DATA PROVIDED ▸
★ ★ ★ ★ ★ ★ ★

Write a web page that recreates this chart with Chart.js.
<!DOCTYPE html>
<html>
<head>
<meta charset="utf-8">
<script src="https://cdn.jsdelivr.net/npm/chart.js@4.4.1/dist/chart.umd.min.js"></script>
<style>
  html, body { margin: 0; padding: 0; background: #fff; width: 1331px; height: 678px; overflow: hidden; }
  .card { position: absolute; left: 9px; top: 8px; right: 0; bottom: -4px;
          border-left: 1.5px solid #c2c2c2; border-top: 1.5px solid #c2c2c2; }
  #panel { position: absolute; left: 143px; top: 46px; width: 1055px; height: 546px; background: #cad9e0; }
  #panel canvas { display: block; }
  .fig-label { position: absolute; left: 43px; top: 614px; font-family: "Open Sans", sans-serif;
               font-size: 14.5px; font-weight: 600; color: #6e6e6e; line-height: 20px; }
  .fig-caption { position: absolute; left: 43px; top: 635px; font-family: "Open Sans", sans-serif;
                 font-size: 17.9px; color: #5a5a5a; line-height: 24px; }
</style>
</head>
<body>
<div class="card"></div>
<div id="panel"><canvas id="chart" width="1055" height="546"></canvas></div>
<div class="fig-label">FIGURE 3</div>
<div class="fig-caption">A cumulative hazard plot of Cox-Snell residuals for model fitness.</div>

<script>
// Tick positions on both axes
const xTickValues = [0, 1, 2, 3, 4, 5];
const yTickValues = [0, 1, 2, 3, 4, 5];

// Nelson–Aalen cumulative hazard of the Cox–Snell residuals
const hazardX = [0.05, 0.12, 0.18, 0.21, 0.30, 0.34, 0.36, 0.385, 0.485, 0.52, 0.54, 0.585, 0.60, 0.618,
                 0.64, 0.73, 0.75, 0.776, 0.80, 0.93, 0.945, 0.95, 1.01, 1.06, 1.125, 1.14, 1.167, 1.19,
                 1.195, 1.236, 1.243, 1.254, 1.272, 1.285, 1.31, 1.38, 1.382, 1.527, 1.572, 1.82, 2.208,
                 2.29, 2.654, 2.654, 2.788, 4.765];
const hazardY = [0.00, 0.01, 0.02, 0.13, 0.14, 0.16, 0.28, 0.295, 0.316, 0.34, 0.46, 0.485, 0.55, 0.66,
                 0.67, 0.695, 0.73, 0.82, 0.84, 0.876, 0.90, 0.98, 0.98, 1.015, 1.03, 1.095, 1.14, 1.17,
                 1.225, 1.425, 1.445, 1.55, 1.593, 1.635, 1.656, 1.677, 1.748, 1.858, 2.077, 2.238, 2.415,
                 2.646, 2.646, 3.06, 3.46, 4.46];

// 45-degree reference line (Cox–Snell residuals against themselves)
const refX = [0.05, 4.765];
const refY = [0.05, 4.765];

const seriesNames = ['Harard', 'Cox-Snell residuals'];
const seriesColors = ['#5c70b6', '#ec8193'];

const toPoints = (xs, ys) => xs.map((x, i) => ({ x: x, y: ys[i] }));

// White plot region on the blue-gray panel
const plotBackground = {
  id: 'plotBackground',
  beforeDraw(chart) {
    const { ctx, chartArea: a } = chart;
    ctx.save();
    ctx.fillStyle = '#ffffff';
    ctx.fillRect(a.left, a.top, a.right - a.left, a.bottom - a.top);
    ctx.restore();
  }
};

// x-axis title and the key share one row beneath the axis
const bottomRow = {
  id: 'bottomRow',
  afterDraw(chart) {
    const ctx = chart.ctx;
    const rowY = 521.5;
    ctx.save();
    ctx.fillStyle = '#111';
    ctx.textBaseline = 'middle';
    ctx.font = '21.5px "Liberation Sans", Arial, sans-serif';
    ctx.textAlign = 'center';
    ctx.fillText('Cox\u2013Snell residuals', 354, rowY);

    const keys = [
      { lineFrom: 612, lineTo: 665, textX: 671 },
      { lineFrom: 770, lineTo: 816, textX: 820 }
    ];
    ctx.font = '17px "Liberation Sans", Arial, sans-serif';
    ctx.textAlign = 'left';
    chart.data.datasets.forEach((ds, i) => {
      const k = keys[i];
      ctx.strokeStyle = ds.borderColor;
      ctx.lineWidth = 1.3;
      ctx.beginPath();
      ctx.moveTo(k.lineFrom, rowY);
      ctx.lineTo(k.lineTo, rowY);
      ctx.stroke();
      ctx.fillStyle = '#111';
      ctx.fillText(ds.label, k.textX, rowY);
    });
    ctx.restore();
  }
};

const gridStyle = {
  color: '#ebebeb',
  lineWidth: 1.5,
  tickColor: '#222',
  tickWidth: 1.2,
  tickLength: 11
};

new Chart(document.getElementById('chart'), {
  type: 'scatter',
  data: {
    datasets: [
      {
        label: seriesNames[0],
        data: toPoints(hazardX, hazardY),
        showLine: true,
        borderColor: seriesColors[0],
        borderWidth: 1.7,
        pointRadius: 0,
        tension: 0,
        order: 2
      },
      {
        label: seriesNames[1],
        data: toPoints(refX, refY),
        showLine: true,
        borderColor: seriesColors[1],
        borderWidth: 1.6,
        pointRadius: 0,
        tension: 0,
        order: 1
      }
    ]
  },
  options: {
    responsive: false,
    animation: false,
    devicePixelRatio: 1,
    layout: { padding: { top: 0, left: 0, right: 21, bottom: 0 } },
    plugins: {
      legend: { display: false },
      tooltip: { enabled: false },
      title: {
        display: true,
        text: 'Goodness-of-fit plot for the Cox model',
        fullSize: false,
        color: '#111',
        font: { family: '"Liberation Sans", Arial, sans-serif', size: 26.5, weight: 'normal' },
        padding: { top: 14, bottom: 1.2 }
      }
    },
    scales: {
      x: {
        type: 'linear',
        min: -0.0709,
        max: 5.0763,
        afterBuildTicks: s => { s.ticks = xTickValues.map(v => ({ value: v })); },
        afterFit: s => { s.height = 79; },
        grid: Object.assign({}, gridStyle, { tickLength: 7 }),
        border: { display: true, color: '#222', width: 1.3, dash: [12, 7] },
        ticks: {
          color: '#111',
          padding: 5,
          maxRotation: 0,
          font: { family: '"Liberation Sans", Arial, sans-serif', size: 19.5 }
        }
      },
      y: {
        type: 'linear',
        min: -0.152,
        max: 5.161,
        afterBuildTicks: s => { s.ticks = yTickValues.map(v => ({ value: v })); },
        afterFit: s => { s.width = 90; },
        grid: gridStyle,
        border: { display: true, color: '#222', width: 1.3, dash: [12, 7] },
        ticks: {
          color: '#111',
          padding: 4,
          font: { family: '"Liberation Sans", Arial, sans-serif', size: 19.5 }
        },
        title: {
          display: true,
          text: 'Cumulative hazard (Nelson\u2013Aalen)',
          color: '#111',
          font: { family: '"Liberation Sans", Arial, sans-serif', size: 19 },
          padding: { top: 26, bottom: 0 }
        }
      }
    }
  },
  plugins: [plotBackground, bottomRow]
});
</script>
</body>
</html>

★ ★ ★ ★ ★ ★ ★

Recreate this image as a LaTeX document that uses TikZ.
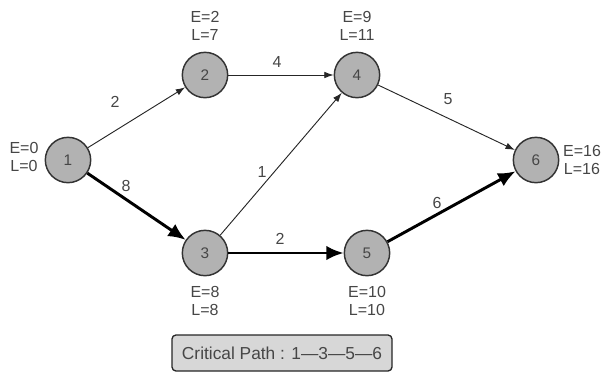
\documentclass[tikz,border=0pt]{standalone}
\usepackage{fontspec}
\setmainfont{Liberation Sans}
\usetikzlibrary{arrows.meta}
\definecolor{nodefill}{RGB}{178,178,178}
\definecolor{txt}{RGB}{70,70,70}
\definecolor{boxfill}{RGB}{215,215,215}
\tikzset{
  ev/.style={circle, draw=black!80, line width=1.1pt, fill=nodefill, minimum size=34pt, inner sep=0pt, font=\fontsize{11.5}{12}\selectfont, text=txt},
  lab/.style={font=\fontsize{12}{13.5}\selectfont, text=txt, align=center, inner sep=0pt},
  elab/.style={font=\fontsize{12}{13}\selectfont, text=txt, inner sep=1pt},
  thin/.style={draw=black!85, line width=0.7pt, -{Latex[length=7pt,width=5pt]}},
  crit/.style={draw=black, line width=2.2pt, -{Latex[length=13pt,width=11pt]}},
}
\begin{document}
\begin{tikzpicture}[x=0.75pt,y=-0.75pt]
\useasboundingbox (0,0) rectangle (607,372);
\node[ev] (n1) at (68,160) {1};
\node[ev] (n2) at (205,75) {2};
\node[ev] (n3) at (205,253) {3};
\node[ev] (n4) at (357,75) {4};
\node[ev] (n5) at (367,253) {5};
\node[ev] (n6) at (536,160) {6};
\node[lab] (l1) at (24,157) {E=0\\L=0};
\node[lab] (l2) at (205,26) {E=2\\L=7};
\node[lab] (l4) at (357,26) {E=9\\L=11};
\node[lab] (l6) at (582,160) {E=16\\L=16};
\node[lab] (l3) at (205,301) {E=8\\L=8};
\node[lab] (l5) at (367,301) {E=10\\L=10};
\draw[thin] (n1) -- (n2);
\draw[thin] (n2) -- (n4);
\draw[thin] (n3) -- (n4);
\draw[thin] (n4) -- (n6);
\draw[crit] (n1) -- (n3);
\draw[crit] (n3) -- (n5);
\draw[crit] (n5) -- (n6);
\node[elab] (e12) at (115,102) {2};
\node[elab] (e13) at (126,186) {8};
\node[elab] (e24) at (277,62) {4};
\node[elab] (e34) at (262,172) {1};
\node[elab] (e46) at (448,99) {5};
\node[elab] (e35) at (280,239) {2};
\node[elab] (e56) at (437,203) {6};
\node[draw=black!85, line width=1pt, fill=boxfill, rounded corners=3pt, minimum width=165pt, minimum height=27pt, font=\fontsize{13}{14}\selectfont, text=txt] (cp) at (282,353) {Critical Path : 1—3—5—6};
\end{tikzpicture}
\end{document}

★ ★ ★ ★ ★ ★ ★

WHAT YOU HAVE TO DO ▸ Copy each line holding the word "this" from the listing above.

ANSWER IN FULL ▸
Write a web page that recreates this chart with Chart.js.
Recreate this image as a LaTeX document that uses TikZ.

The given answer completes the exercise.